- What to produce -
Set the listing down unchanged, minus every embedded image.

- Data to process -
>> Begin

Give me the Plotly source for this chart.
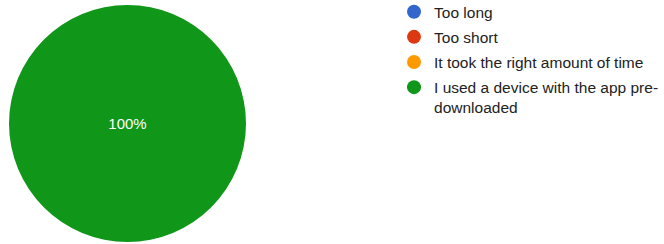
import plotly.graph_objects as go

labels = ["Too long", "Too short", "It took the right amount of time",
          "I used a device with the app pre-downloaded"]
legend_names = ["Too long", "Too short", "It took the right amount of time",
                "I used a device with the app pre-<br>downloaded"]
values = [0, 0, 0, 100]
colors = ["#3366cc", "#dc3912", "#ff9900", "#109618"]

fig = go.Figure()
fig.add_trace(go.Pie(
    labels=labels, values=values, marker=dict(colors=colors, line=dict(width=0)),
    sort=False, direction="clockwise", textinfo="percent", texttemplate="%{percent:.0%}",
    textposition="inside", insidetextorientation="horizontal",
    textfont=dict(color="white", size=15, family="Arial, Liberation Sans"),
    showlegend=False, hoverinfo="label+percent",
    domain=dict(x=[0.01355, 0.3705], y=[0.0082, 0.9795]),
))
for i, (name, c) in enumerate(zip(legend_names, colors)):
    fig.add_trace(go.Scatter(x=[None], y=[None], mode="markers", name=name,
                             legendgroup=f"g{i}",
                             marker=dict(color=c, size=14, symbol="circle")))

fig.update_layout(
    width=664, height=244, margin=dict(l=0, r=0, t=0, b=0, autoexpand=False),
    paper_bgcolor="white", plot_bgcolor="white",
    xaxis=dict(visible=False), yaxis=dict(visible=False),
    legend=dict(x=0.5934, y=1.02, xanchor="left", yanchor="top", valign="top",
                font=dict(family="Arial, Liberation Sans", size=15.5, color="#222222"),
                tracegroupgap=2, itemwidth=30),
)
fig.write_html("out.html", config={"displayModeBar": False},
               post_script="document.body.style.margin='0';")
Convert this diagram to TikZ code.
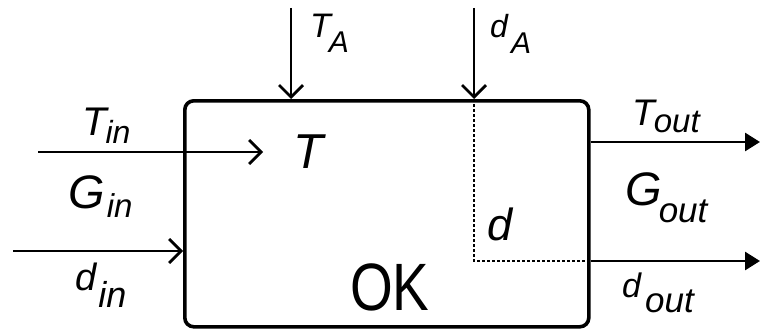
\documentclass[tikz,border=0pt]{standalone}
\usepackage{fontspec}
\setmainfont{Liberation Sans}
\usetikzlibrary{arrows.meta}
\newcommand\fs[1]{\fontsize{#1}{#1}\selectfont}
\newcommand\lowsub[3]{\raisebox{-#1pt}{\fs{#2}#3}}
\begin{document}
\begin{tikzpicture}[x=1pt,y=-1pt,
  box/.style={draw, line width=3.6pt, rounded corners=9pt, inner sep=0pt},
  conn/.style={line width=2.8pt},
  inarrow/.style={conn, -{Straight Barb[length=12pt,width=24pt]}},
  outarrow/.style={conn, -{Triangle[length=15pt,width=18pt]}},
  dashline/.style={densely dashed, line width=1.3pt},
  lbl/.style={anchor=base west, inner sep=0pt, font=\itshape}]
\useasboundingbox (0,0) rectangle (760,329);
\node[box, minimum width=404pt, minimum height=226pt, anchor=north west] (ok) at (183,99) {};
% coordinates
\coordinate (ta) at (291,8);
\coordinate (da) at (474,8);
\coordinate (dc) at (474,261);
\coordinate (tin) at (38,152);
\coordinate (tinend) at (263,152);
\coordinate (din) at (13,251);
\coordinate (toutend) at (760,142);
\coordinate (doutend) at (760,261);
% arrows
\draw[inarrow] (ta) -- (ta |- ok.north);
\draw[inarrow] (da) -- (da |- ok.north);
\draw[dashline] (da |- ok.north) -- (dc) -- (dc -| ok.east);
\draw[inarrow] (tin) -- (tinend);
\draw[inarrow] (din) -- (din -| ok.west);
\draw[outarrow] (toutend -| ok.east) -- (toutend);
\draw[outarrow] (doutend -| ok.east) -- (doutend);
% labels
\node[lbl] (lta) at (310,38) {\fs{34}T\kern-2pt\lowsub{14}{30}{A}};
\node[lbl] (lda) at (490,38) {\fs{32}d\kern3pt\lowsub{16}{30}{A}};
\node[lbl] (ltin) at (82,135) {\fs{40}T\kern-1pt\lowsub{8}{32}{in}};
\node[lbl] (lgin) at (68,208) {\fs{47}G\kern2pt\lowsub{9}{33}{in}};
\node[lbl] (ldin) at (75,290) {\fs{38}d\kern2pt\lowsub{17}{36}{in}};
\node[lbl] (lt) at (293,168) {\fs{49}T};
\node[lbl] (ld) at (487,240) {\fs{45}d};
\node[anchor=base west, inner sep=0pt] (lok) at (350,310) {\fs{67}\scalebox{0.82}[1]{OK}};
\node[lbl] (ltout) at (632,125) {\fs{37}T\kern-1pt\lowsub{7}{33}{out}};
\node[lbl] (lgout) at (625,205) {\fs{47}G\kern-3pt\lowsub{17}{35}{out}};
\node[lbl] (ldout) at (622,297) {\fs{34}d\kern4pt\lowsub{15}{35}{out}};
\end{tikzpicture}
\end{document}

>> End

- Solution for this exercise -
Give me the Plotly source for this chart.
import plotly.graph_objects as go

labels = ["Too long", "Too short", "It took the right amount of time",
          "I used a device with the app pre-downloaded"]
legend_names = ["Too long", "Too short", "It took the right amount of time",
                "I used a device with the app pre-<br>downloaded"]
values = [0, 0, 0, 100]
colors = ["#3366cc", "#dc3912", "#ff9900", "#109618"]

fig = go.Figure()
fig.add_trace(go.Pie(
    labels=labels, values=values, marker=dict(colors=colors, line=dict(width=0)),
    sort=False, direction="clockwise", textinfo="percent", texttemplate="%{percent:.0%}",
    textposition="inside", insidetextorientation="horizontal",
    textfont=dict(color="white", size=15, family="Arial, Liberation Sans"),
    showlegend=False, hoverinfo="label+percent",
    domain=dict(x=[0.01355, 0.3705], y=[0.0082, 0.9795]),
))
for i, (name, c) in enumerate(zip(legend_names, colors)):
    fig.add_trace(go.Scatter(x=[None], y=[None], mode="markers", name=name,
                             legendgroup=f"g{i}",
                             marker=dict(color=c, size=14, symbol="circle")))

fig.update_layout(
    width=664, height=244, margin=dict(l=0, r=0, t=0, b=0, autoexpand=False),
    paper_bgcolor="white", plot_bgcolor="white",
    xaxis=dict(visible=False), yaxis=dict(visible=False),
    legend=dict(x=0.5934, y=1.02, xanchor="left", yanchor="top", valign="top",
                font=dict(family="Arial, Liberation Sans", size=15.5, color="#222222"),
                tracegroupgap=2, itemwidth=30),
)
fig.write_html("out.html", config={"displayModeBar": False},
               post_script="document.body.style.margin='0';")
Convert this diagram to TikZ code.
\documentclass[tikz,border=0pt]{standalone}
\usepackage{fontspec}
\setmainfont{Liberation Sans}
\usetikzlibrary{arrows.meta}
\newcommand\fs[1]{\fontsize{#1}{#1}\selectfont}
\newcommand\lowsub[3]{\raisebox{-#1pt}{\fs{#2}#3}}
\begin{document}
\begin{tikzpicture}[x=1pt,y=-1pt,
  box/.style={draw, line width=3.6pt, rounded corners=9pt, inner sep=0pt},
  conn/.style={line width=2.8pt},
  inarrow/.style={conn, -{Straight Barb[length=12pt,width=24pt]}},
  outarrow/.style={conn, -{Triangle[length=15pt,width=18pt]}},
  dashline/.style={densely dashed, line width=1.3pt},
  lbl/.style={anchor=base west, inner sep=0pt, font=\itshape}]
\useasboundingbox (0,0) rectangle (760,329);
\node[box, minimum width=404pt, minimum height=226pt, anchor=north west] (ok) at (183,99) {};
% coordinates
\coordinate (ta) at (291,8);
\coordinate (da) at (474,8);
\coordinate (dc) at (474,261);
\coordinate (tin) at (38,152);
\coordinate (tinend) at (263,152);
\coordinate (din) at (13,251);
\coordinate (toutend) at (760,142);
\coordinate (doutend) at (760,261);
% arrows
\draw[inarrow] (ta) -- (ta |- ok.north);
\draw[inarrow] (da) -- (da |- ok.north);
\draw[dashline] (da |- ok.north) -- (dc) -- (dc -| ok.east);
\draw[inarrow] (tin) -- (tinend);
\draw[inarrow] (din) -- (din -| ok.west);
\draw[outarrow] (toutend -| ok.east) -- (toutend);
\draw[outarrow] (doutend -| ok.east) -- (doutend);
% labels
\node[lbl] (lta) at (310,38) {\fs{34}T\kern-2pt\lowsub{14}{30}{A}};
\node[lbl] (lda) at (490,38) {\fs{32}d\kern3pt\lowsub{16}{30}{A}};
\node[lbl] (ltin) at (82,135) {\fs{40}T\kern-1pt\lowsub{8}{32}{in}};
\node[lbl] (lgin) at (68,208) {\fs{47}G\kern2pt\lowsub{9}{33}{in}};
\node[lbl] (ldin) at (75,290) {\fs{38}d\kern2pt\lowsub{17}{36}{in}};
\node[lbl] (lt) at (293,168) {\fs{49}T};
\node[lbl] (ld) at (487,240) {\fs{45}d};
\node[anchor=base west, inner sep=0pt] (lok) at (350,310) {\fs{67}\scalebox{0.82}[1]{OK}};
\node[lbl] (ltout) at (632,125) {\fs{37}T\kern-1pt\lowsub{7}{33}{out}};
\node[lbl] (lgout) at (625,205) {\fs{47}G\kern-3pt\lowsub{17}{35}{out}};
\node[lbl] (ldout) at (622,297) {\fs{34}d\kern4pt\lowsub{15}{35}{out}};
\end{tikzpicture}
\end{document}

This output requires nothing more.